Monday, March 10, 2003

Fast-forward to a grubby room in Wyoming He woke up covered in Crisco from head to toe. The girl lying next to him looked familiar but he couldn't remember her name. She was cute, but she looked as though she'd been dipped in grease, which she had. "Man, what happened last night?" Miller wondered out loud. Laughter rippled through the open door from the other room, so Miller crawled off the grease-smeared sheets and staggered into the tiny main room of the apartment. The air was smokey because four guys were sitting on the floor toking ragweed from a bong. "Hey man, you look like you had a good time last night," said Mitchell, the one wearing sunglasses and a ZZ-Top t-shirt. Miller grunted and headed into the bathroom. He filled the tub with tepid water - that's all that was available - and looked at himself in the mirror. "Christ!" he muttered. He looked like he'd aged 50 years in the past 10 and truth was, he had. His hair stood nearly vertical, glued up by the Crisco he now vaguely recalled smearing on what's her name's breast the night before. "I guess I did have a good time," he thought, giggling. After he'd bathed the tub was unusable. A slick of grease coated the porcelein, so thick that one could lift a curl of white goo by touching it and withdrawing a finger. His skin was still coated with a slippery gloss, but it was the best he could manage for the moment.
By the time he'd bathed the sun was sinking below the horizon, throwing a red tint on the ice crystals clinging to the glass of the only window the room's wall held.
"So what's up guys," Miller asked the crew of druggies and thugs now sprawled on the moth-eaten couch, watching the black-and-white TV with a coat hanger for an antennae. "Well, we've got to make two deliveries, one to Brutus and one to Glenn, then we're going to a party at Willie's place," Oscar answered. Oscar. He was a strange and dangerous fellow who's history no one knew. He walked off Highway 40 into Casper, Wyoming, one day three years ago and immediately set up a network among the town's scruffies, bums and druggies. His look was intimidating and his temper was explosive. In short, Oscar was crazy, a psychopath, and no one dared challenge his right to appear at their door at any time day or night with a request for dope or a place to crash for a few hours. He dragged a man behind a pickup truck one night, tied to the bumper by a rope that looped around his hands and waist, for about two miles across the prairie. Thankfully, the guy lived but only just. His infraction? He'd bumped Oscar's arm accidentally and caused him to spill his beer in a crowded little bar, and that was that.
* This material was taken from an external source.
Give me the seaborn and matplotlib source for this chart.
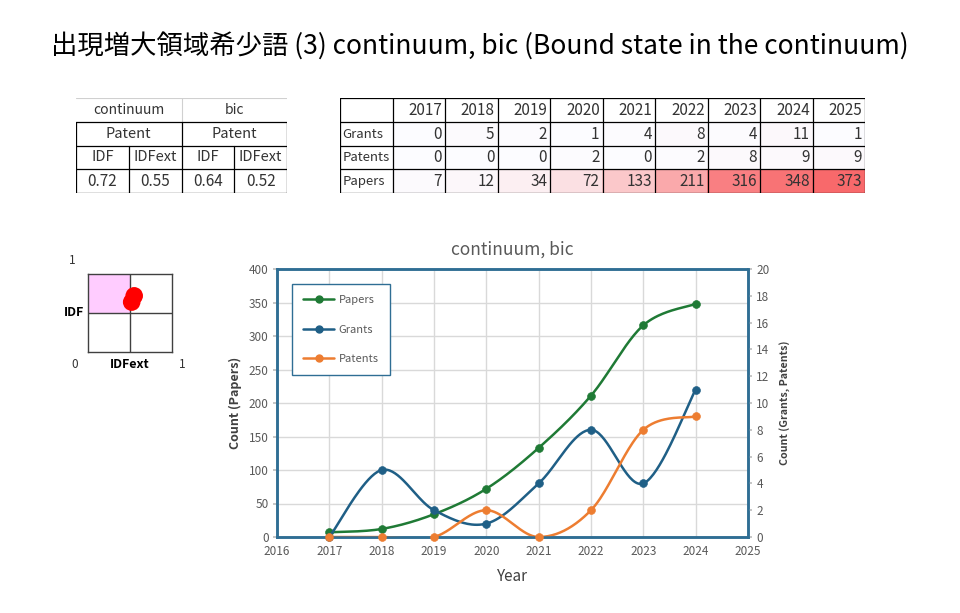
import numpy as np
import matplotlib
matplotlib.use('Agg')
import matplotlib.pyplot as plt
import seaborn as sns
from matplotlib.colors import LinearSegmentedColormap
from matplotlib.lines import Line2D

# data
table_years = [2017, 2018, 2019, 2020, 2021, 2022, 2023, 2024, 2025]
grants = [0, 5, 2, 1, 4, 8, 4, 11, 1]
patents = [0, 0, 0, 2, 0, 2, 8, 9, 9]
papers = [7, 12, 34, 72, 133, 211, 316, 348, 373]
row_labels = ['Grants', 'Patents', 'Papers']

chart_years = table_years[:8]
terms = ['continuum', 'bic']
idf = [0.72, 0.64]
idfext = [0.55, 0.52]

W, H = 960, 613
sns.set_theme(style='white')
plt.rcParams['font.family'] = ['Noto Sans CJK JP', 'DejaVu Sans']

fig = plt.figure(figsize=(W / 100, H / 100), dpi=100)


def px(x0, y0, x1, y1):
    return [x0 / W, 1 - y1 / H, (x1 - x0) / W, (y1 - y0) / H]


def smooth(x, y, n=40):
    # Excel-like smoothed line (Catmull-Rom as cubic Bezier)
    x = np.asarray(x, float)
    y = np.asarray(y, float)
    qx = np.r_[x[0], x, x[-1]]
    qy = np.r_[y[0], y, y[-1]]
    t = np.linspace(0, 1, n)[:, None]
    out = []
    for k in range(len(x) - 1):
        p0 = np.array([qx[k], qy[k]])
        p1 = np.array([qx[k + 1], qy[k + 1]])
        p2 = np.array([qx[k + 2], qy[k + 2]])
        p3 = np.array([qx[k + 3], qy[k + 3]])
        c1 = p1 + (p2 - p0) / 6
        c2 = p2 - (p3 - p1) / 6
        seg = ((1 - t) ** 3) * p1 + 3 * ((1 - t) ** 2) * t * c1 + 3 * (1 - t) * t ** 2 * c2 + t ** 3 * p2
        out.append(seg if k == 0 else seg[1:])
    s = np.vstack(out)
    return s[:, 0], s[:, 1]


txt = '#333333'

# title
fig.text(0.5, 1 - 46 / H, '出現増大領域希少語 (3) continuum, bic (Bound state in the continuum)',
         ha='center', va='center', fontsize=19, color='black')

# left table
axl = fig.add_axes(px(76, 98, 287, 193))
axl.set_xlim(0, 4)
axl.set_ylim(4, 0)
axl.axis('off')
axl.plot([0, 4], [0, 0], color='#D0D0D0', lw=0.8)
axl.plot([2, 2], [0, 1], color='#D0D0D0', lw=0.8)
for yy in [1, 2, 3, 4]:
    axl.plot([0, 4], [yy, yy], color='black', lw=0.9)
axl.plot([0, 0], [1, 4], color='black', lw=0.9)
axl.plot([4, 4], [1, 4], color='black', lw=0.9)
axl.plot([2, 2], [1, 4], color='black', lw=0.9)
axl.plot([1, 1], [2, 4], color='black', lw=0.9)
axl.plot([3, 3], [2, 4], color='black', lw=0.9)
vals = [idf[0], idfext[0], idf[1], idfext[1]]
for i, term in enumerate(terms):
    axl.text(2 * i + 1, 0.5, term, ha='center', va='center', fontsize=10, color=txt)
    axl.text(2 * i + 1, 1.5, 'Patent', ha='center', va='center', fontsize=10.5, color=txt)
    axl.text(2 * i + 0.5, 2.5, 'IDF', ha='center', va='center', fontsize=10.5, color=txt)
    axl.text(2 * i + 1.5, 2.5, 'IDFext', ha='center', va='center', fontsize=10.5, color=txt)
for j, v in enumerate(vals):
    axl.text(j + 0.5, 3.5, f'{v:.2f}', ha='center', va='center', fontsize=11, color=txt)

# right table (heatmap cells)
cmap = LinearSegmentedColormap.from_list('wr', ['#FCFCFF', '#F8696B'])
mat = np.array([grants, patents, papers])
axh = fig.add_axes(px(392, 122, 865, 193))
sns.heatmap(mat, ax=axh, cmap=cmap, vmin=0, vmax=max(papers), cbar=False,
            xticklabels=False, yticklabels=False, linewidths=0)
for i in range(mat.shape[0]):
    for j in range(mat.shape[1]):
        axh.text(j + 0.95, i + 0.52, str(mat[i, j]), ha='right', va='center', fontsize=11, color=txt)

axt = fig.add_axes(px(340, 98, 865, 193))
axt.patch.set_alpha(0)
axt.set_xlim(0, 10)
axt.set_ylim(4, 0)
axt.axis('off')
for yy in range(5):
    axt.plot([0, 10], [yy, yy], color='black', lw=0.9)
for xx in range(11):
    axt.plot([xx, xx], [0, 4], color='black', lw=0.9)
for j, yr in enumerate(table_years):
    axt.text(j + 1.95, 0.52, str(yr), ha='right', va='center', fontsize=11, color=txt)
for i, lab in enumerate(row_labels):
    axt.text(0.05, i + 1.52, lab, ha='left', va='center', fontsize=9.5, color=txt)

# quadrant plot
axq = fig.add_axes(px(88, 274, 172, 352))
axq.set_xlim(0, 1)
axq.set_ylim(0, 1)
axq.fill_between([0, 0.5], 0.5, 1, color='#FFCCFF', lw=0)
axq.axhline(0.5, color='#404040', lw=1)
axq.axvline(0.5, color='#404040', lw=1)
sns.scatterplot(x=idfext, y=idf, ax=axq, color='#FF0000', s=160, edgecolor='none', zorder=5, clip_on=False)
axq.set_xticks([])
axq.set_yticks([])
axq.set_xlabel('')
axq.set_ylabel('')
for sp in axq.spines.values():
    sp.set_visible(True)
    sp.set_color('#404040')
    sp.set_linewidth(1)
fig.text(72 / W, 1 - 261 / H, '1', ha='center', va='center', fontsize=8.5, color=txt)
fig.text(75 / W, 1 - 365 / H, '0', ha='center', va='center', fontsize=8.5, color=txt)
fig.text(182 / W, 1 - 365 / H, '1', ha='center', va='center', fontsize=8.5, color=txt)
fig.text(84 / W, 1 - 312 / H, 'IDF', ha='right', va='center', fontsize=9, fontweight='bold', color='black')
fig.text(130 / W, 1 - 365 / H, 'IDFext', ha='center', va='center', fontsize=9, fontweight='bold', color='black')

# main chart
c_pap, c_gr, c_pat = '#1F7A35', '#1F5F86', '#ED7D31'
frame = '#2F6E94'
ax1 = fig.add_axes(px(277, 269, 748, 537))
ax2 = ax1.twinx()

sx, sy = smooth(chart_years, papers[:8])
sns.lineplot(x=sx, y=sy, ax=ax1, color=c_pap, lw=1.8, sort=False, estimator=None)
sns.scatterplot(x=chart_years, y=papers[:8], ax=ax1, color=c_pap, s=32, edgecolor=c_pap, zorder=5)

for vals_, col in [(grants[:8], c_gr), (patents[:8], c_pat)]:
    sx, sy = smooth(chart_years, vals_)
    sns.lineplot(x=sx, y=sy, ax=ax2, color=col, lw=1.8, sort=False, estimator=None)
    sns.scatterplot(x=chart_years, y=vals_, ax=ax2, color=col, s=32, edgecolor=col, zorder=5, clip_on=False)

ax1.set_xlim(2016, 2025)
ax1.set_ylim(0, 400)
ax2.set_ylim(0, 20)
ax1.set_xticks(range(2016, 2026))
ax1.set_yticks(range(0, 401, 50))
ax2.set_yticks(range(0, 21, 2))
ax1.grid(True, color='#D9D9D9', lw=1)
ax1.set_axisbelow(True)
tick_c = '#595959'
ax1.tick_params(axis='both', labelsize=8.5, labelcolor=tick_c, length=3, color='#BFBFBF', pad=3)
ax2.tick_params(axis='y', labelsize=8.5, labelcolor=tick_c, length=3, color='#BFBFBF', pad=3)
for a in (ax1, ax2):
    for sp in a.spines.values():
        sp.set_visible(True)
        sp.set_color(frame)
        sp.set_linewidth(1.8)

ax1.set_title('continuum, bic', fontsize=12.5, color='#595959', pad=10)
ax1.set_xlabel('Year', fontsize=11, color='#404040', labelpad=7)
ax1.set_ylabel('Count (Papers)', fontsize=9, fontweight='bold', color='#404040', labelpad=5)
ax2.set_ylabel('Count (Grants, Patents)', fontsize=7.7, fontweight='bold', color='#404040', labelpad=7)

handles = [Line2D([], [], color=c, lw=1.8, marker='o', markersize=5) for c in (c_pap, c_gr, c_pat)]
leg = ax2.legend(handles, ['Papers', 'Grants', 'Patents'], loc='upper left',
                 bbox_to_anchor=(292 / W, 1 - 284 / H), bbox_transform=fig.transFigure,
                 fontsize=8, labelspacing=1.75, handlelength=2.8, handletextpad=0.4,
                 borderpad=1.0, borderaxespad=0, fancybox=False, framealpha=1)
leg.get_frame().set_edgecolor(frame)
leg.get_frame().set_linewidth(1)
for t in leg.get_texts():
    t.set_color('#595959')

fig.savefig('out.png', dpi=100)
"Yea, OK," Miller said. "Whose car are we using?" Oscar laughed and nodded his head toward the bedroom. "Her's," he said. "It's the only one that's running."
"Oh right. Well, OK. When are we going and who's got a ping. My head is about to explode?" Chris, the short guy with the hooded jacket that he wore year-round, reached into his pocket and tossed a red balloon to Miller, who deftly caught it in his left hand. "I'll be ready to go in just a minute," Miller said.
After his wake-up fix, he felt much better. He felt like nothing at all was wrong in his world. Like all was right with the planet and he was flying toward a wondrous future where wealth and fame awaited him. Reality aside, Miller was always the optimist.
"By the way, who is the chick in the bedroom?" he asked the crew. "She's my sister," Chance answered. "You rotten-crotch douche bag." Everyone laughed at that. "Well, what's her name?" Miller asked. "Susan," Chance replied. "We'd better roll before she wakes up. I don't think she'll be too happy about last night and we need her wheels." With everyone stood, checked their pockets and headed for the door.
"Hey, shouldn't we leave her a note or something? What if she wakes up and calls the cops thinking we've ripped off her car?" Kevin asked.
"Already did it," Chance said. "It's cool. Besides, she'll probably sleep until tomorrow. She's so stoned she didn't know which galaxy she was in before she passed out."
When Kevin opened the door a blast of icy air pierced Miller's flimsy leather jacket and his shoulder muscles tightened from the cold. "Ouch!" he exclaimed. "Quick, get me to the car before I puke."
By the time the crew was rolling down Frontier Street in the '59 Chevy with the torn headliner the sun had slid away into the darkness, and the stars were glittering like a cheap sequined dress. The air was so cold that his breath turned to tiny crystal flakes when he exhaled, Miller noticed. "Christ, somebody put some glass in that hole," he said. "I'm freezing back here."